Thanks Guys. I did some enquiries re waterblasting and the water blasting contractors say it is not effective as the blasting has a suction affect and will not remove all the paint.Tried the electric heat gun but it was very slow .I will be investigating the "peelaway" product as I saw this mentioned on another forum as well.

----------


## Bloss

A very effective and cheap paint stripper is a caustic soda solution. It is not stuff to be careless around so suitable protective gear with all handling of the soda itself to mixing and using is essential. If you have plants or gardens up against the house wall then that can make it difficult, but it is paint on then scrape off process and you can use disposable sheets to protect plants etc. A good wash down afterwards will dilute quickly and well.
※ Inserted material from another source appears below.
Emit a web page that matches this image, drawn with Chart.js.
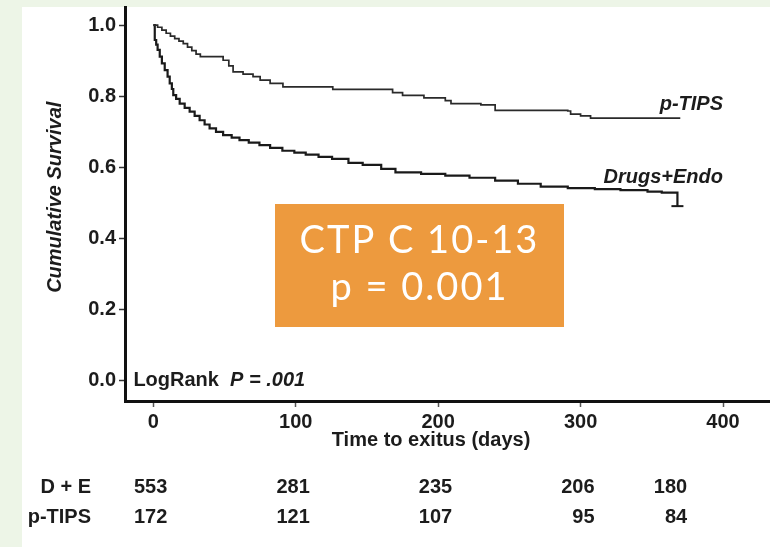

A final wash over with cheap vinegar solution ensure that it is fully neutralised. 
But the methylene chloride based strippers also work quite well - not to be used in the sun and only a small area at a time so it does not dry out. 
This might be useful for you: http://www.epa.qld.gov.au/cultural_h...rmation_sheet/

----------


## Terrian

electric planner set to  0.5mm follower by a light belt sanding, both hooked up to a vacuum cleaner (there was at least 4 different thick coats of paint on the weatherboards, I think the house will shrink by about 2 squares buy the time I get rid of all the old paint !)

----------


## barney118

I agree with SBD use a heat gun, I used it on my paint and it comes off quite easy not as many fumes as you might think a mask is helpful, providing you dont burn the paint it weakens quite well and comes of when it start to blister/bubble.
Depending on the amount you need to do and the condition you might find it cheaper in the long run to replace the boards, some times the new paint might not want to play and not stick, plus the extra time involved of stripping, prep snading, sanding belts (more depending on the type of wood).
I'd only strip off the paint where it is flakey but the heat gun wants to go further, providing there is a sand somewhere in between you dont have to go all the way back to bare wood.

----------